Después de más de un año de bajísimo perfil, reapareció públicamente el ex precandidato presidencial Horacio Rodríguez Larreta. Lo hizo para mandarle un mensaje a Javier Milei pidiéndole que cese con sus insultos y discursos violentos. Acompañó ese reclamo con un informe elaborado por la fundación Movimiento al Desarrollo en el que se detalla que el actual presidente de la Nación utilizó 32 términos para insultar y descalificar a personas e instituciones en 2173 oportunidades solo a través de su cuenta en la red social X. Sin contar los proferidos en discursos o entrevistas. Entre los términos despectivos que más ha utilizado se cuentan “zurdos” (301 veces), “degenerados” (184) o “hijos de puta” (110).

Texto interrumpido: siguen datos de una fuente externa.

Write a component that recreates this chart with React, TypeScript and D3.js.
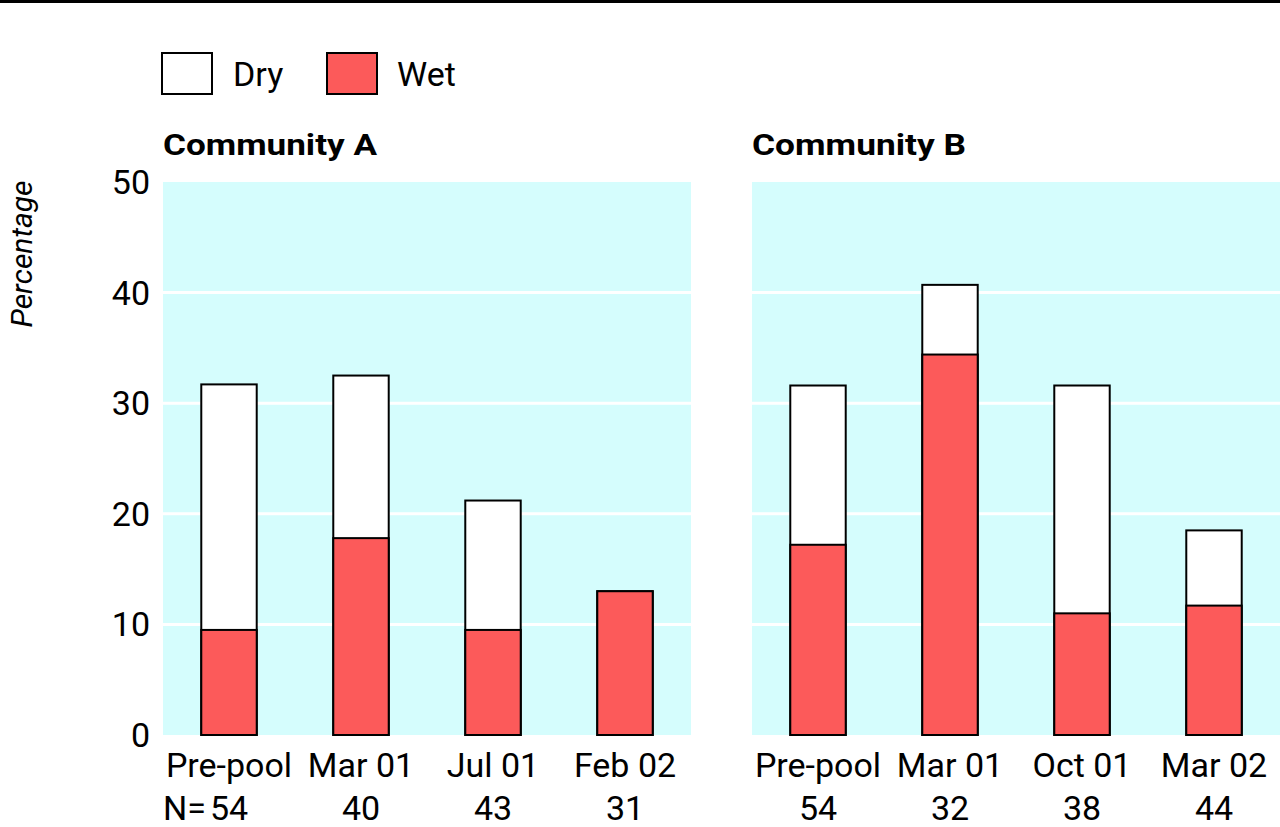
import React from 'react';
import * as d3 from 'd3';

const categoriesA = ['Pre-pool', 'Mar 01', 'Jul 01', 'Feb 02'];
const totalA = [31.7, 32.5, 21.2, 13.0];
const wetA = [9.5, 17.8, 9.5, 13.0];
const nA = ['54', '40', '43', '31'];

const categoriesB = ['Pre-pool', 'Mar 01', 'Oct 01', 'Mar 02'];
const totalB = [31.6, 40.7, 31.6, 18.5];
const wetB = [17.2, 34.4, 11.0, 11.7];
const nB = ['54', '32', '38', '44'];

const yTicks = [0, 10, 20, 30, 40, 50];

const FONT = 'Roboto, "Liberation Sans", Arial, sans-serif';
const BG = '#d5fdfd';
const RED = '#fc5a5a';

const y = d3.scaleLinear().domain([0, 50]).range([735, 182]);

interface PanelProps {
  x0: number;
  title: string;
  cats: string[];
  total: number[];
  wet: number[];
  n: string[];
}

const Panel: React.FC<PanelProps> = ({ x0, title, cats, total, wet, n }) => {
  const x = d3.scaleBand().domain(cats).range([x0, x0 + 528]).paddingInner(0.58).paddingOuter(0.29);
  return (
    <g>
      <text x={x0} y={155} fontSize={30} fontWeight="bold" fontFamily={FONT} textLength={214} lengthAdjust="spacingAndGlyphs">{title}</text>
      <rect x={x0} y={y(50)} width={528} height={y(0) - y(50)} fill={BG} />
      {yTicks.slice(1, 5).map((t) => (
        <line key={t} x1={x0} x2={x0 + 528} y1={y(t)} y2={y(t)} stroke="#fff" strokeWidth={3} />
      ))}
      {cats.map((c, i) => (
        <g key={c}>
          <rect x={x(c)} y={y(total[i])} width={x.bandwidth()} height={y(0) - y(total[i])}
            fill="#fff" stroke="#000" strokeWidth={2} />
          <rect x={x(c)} y={y(wet[i])} width={x.bandwidth()} height={y(0) - y(wet[i])}
            fill={RED} stroke="#000" strokeWidth={2} />
          <text x={(x(c) as number) + x.bandwidth() / 2} y={777} textAnchor="middle" fontSize={34} fontFamily={FONT}>{c}</text>
          <text x={(x(c) as number) + x.bandwidth() / 2} y={820} textAnchor="middle" fontSize={34} fontFamily={FONT}>{n[i]}</text>
        </g>
      ))}
    </g>
  );
};

const App: React.FC = () => (
  <svg width={1280} height={827} style={{ position: 'absolute', left: 0, top: 0, background: '#fff' }}>
    <rect x={0} y={0} width={1280} height={3} fill="#000" />
    <rect x={162} y={53} width={50} height={41} fill="#fff" stroke="#000" strokeWidth={2} />
    <text x={233} y={86} fontSize={34} fontFamily={FONT}>Dry</text>
    <rect x={327} y={53} width={50} height={41} fill={RED} stroke="#000" strokeWidth={2} />
    <text x={397} y={86} fontSize={34} fontFamily={FONT}>Wet</text>
    {yTicks.map((t) => (
      <text key={t} x={150} y={y(t) + 12} textAnchor="end" fontSize={34} fontFamily={FONT}>{t}</text>
    ))}
    <text transform="translate(32,254) rotate(-90)" textAnchor="middle" fontSize={30} fontStyle="italic" fontFamily={FONT}>Percentage</text>
    <Panel x0={163} title="Community A" cats={categoriesA} total={totalA} wet={wetA} n={nA} />
    <Panel x0={752} title="Community B" cats={categoriesB} total={totalB} wet={wetB} n={nB} />
    <text x={163} y={820} fontSize={34} fontFamily={FONT}>N=</text>
  </svg>
);

export default App;
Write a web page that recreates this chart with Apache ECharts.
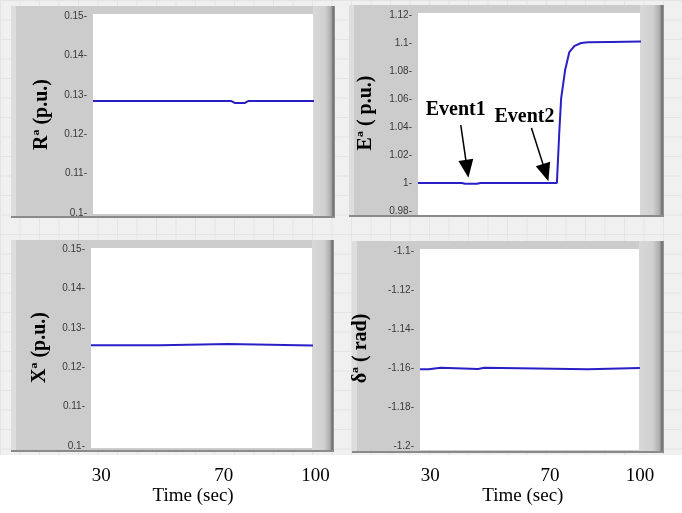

“Somos muchos los argentinos que no pensamos como usted. Todos y cada uno merecemos respeto, paz y tolerancia. Usted tiene una enorme responsabilidad. Cada uno es lo que dice. No se trata de ‘formas’. En democracia las formas son el fondo. Las palabras son importantes. De hecho, todos sabemos que son el lugar donde siempre comienza la violencia”, opinó Rodríguez Larreta.

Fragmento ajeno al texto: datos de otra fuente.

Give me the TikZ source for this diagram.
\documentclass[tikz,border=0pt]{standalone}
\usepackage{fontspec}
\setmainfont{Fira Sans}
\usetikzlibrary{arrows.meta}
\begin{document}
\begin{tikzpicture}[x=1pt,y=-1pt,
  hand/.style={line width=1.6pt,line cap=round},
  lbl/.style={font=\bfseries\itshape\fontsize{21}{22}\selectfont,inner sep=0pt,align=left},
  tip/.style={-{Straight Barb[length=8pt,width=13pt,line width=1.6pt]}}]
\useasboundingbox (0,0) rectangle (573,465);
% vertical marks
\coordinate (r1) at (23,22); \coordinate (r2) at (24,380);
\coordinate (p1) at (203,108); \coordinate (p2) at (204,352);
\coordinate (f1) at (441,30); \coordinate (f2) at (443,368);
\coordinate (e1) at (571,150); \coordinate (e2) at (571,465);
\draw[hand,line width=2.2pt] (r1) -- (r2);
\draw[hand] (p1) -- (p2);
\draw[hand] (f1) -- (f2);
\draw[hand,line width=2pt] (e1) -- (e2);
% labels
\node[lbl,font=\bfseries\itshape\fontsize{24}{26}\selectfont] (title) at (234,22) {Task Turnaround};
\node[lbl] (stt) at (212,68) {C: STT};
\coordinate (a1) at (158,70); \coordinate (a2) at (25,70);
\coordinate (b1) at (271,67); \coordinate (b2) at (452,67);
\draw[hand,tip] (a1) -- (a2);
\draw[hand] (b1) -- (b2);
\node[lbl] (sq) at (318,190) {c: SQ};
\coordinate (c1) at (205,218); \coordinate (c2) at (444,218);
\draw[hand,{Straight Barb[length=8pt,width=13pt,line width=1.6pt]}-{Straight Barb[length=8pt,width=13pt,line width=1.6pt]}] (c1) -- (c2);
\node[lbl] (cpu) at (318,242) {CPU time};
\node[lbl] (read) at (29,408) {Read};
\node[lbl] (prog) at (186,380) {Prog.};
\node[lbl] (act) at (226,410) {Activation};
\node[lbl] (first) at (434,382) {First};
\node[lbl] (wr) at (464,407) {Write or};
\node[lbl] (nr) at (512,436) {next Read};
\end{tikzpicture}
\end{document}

La violencia verbal que se ejerce desde la primera magistratura nacional tiene su correlato en la realidad, a veces trasponiendo lo meramente discursivo y simbólico e incursionando en la agresión física. Es una violencia que contagia.
De todos modos, sería injusto atribuirle responsabilidad exclusiva al espacio libertario por la agresividad que campea en la realidad. Son muchos los factores y muchos los protagonistas de la vida política nacional que contribuyen a este estado de situación. Pero no se ha visto en las últimas cuatro décadas de vida democrática tanta violencia verbal emitida desde el poder, lo que puede entenderse como una suerte de incitación a que se extienda al resto de la ciudadanía, que no tiene responsabilidades institucionales.

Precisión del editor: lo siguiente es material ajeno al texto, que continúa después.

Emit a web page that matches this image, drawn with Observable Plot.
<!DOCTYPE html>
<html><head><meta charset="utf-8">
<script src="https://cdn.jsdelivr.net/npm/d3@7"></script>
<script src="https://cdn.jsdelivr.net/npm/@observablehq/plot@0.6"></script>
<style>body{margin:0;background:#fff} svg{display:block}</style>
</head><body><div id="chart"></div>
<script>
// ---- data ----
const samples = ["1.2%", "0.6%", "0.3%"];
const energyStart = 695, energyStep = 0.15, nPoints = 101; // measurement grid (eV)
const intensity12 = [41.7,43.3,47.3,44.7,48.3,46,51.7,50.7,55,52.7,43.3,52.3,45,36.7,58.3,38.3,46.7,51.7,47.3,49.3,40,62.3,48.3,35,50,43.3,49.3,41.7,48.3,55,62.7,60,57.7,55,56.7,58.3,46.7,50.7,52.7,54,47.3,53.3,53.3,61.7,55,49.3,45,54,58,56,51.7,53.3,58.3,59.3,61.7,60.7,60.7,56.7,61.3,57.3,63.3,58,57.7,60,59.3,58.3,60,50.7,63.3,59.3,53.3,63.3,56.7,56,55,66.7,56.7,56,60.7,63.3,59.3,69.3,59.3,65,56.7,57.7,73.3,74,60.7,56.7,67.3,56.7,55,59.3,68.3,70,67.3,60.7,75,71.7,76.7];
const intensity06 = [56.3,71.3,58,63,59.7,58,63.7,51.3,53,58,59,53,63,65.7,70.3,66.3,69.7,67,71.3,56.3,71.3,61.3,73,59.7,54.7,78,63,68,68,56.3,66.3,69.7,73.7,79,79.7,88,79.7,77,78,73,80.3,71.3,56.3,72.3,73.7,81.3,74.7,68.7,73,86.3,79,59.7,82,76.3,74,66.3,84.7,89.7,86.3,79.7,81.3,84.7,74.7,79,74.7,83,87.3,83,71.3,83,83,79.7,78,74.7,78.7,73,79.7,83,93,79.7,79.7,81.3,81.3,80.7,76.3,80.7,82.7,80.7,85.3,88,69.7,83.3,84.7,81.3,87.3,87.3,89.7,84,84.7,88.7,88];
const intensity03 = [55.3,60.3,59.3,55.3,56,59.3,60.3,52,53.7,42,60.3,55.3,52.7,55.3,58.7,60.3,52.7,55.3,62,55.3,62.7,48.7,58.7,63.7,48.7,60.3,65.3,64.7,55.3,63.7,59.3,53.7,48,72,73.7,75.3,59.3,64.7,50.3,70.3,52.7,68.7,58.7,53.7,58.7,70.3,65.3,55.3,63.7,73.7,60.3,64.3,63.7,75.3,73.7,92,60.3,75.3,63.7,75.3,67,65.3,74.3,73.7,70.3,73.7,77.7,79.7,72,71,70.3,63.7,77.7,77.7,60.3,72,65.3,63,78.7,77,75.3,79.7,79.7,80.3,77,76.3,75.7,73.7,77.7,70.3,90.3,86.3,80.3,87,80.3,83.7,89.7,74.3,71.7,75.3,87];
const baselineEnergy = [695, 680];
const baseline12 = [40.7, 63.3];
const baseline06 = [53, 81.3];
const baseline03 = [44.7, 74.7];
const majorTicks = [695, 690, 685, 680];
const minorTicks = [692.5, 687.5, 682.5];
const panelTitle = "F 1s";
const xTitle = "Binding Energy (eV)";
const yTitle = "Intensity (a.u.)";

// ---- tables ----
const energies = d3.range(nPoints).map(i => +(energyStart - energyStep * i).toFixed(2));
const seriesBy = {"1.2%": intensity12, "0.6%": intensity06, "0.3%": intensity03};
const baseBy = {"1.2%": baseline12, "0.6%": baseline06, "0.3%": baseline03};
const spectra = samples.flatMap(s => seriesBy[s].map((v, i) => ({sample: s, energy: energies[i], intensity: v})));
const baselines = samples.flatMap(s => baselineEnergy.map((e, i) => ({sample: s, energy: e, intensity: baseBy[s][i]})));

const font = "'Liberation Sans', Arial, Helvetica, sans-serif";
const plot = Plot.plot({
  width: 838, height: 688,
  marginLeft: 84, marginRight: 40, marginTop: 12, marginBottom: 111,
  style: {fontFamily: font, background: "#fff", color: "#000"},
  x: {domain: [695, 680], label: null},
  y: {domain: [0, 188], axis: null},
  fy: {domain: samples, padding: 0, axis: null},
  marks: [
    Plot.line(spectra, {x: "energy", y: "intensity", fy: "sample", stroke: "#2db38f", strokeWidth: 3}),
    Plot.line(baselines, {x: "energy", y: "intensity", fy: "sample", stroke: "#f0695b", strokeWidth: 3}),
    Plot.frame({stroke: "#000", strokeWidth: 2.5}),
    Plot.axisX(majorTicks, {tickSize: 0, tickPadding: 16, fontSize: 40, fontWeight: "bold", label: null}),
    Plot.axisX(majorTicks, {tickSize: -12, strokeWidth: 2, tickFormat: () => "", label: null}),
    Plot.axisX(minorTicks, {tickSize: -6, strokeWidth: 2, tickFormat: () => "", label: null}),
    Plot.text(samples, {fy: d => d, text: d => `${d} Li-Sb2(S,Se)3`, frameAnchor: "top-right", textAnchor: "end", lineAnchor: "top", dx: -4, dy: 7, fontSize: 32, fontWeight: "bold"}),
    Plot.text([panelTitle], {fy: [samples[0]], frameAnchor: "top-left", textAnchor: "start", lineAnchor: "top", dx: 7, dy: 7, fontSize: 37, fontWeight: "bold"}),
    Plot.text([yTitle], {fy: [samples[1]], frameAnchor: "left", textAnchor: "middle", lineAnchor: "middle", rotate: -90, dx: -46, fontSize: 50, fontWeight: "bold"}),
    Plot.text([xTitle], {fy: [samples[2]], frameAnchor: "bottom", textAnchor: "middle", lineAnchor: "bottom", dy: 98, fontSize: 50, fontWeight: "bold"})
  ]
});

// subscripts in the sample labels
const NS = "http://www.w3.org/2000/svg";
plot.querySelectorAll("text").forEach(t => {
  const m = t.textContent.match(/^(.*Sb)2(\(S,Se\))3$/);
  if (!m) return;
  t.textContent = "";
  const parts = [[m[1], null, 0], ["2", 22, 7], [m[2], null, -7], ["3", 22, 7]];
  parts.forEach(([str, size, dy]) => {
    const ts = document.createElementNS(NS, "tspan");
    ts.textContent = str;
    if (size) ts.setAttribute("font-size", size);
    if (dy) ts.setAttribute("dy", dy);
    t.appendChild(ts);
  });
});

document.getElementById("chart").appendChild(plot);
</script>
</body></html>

En los últimos días se han conocido algunos hechos públicos de violencia discriminatoria sumamente preocupante. En un club de golf de Pinamar, una jubilada de 61 años fue agredida por una pareja mientras compartía mates con una amiga en el césped cercano a los hoyos del club. Los agresores la golpearon con un palo de golf y la insultaron con comentarios discriminatorios y clasistas: “¡Vayan al conurbano a tomar mates!” y “¡Acá no toma mate ningún negro de mierda!”.
Otro episodio violento y de contenido racista lo protagonizó un hombre en el barrio de Palermo, en la ciudad de Buenos Aires, cuando empezó a insultar a militantes de la organización JudiesxPalestina, que se manifestaban pacíficamente. Exigiéndoles que se vayan de “su” barrio, les gritó “Yo soy rico y ustedes son unos negros de mierda. Y la gente rica no va presa”.
En un país que a lo largo de su historia ha sido atravesado por la violencia en todas sus formas, los insultos y agravios verbales pueden parecer una cosa menor, de mal gusto. Pero viniendo de lo más alto del poder político, y luego del ejercicio de 40 años de democracia -imperfecta, pero democracia al fin-, no deben subestimarse, menos aún cuando los seguidores más acérrimos del presidente advierten que serán su “brazo armado”.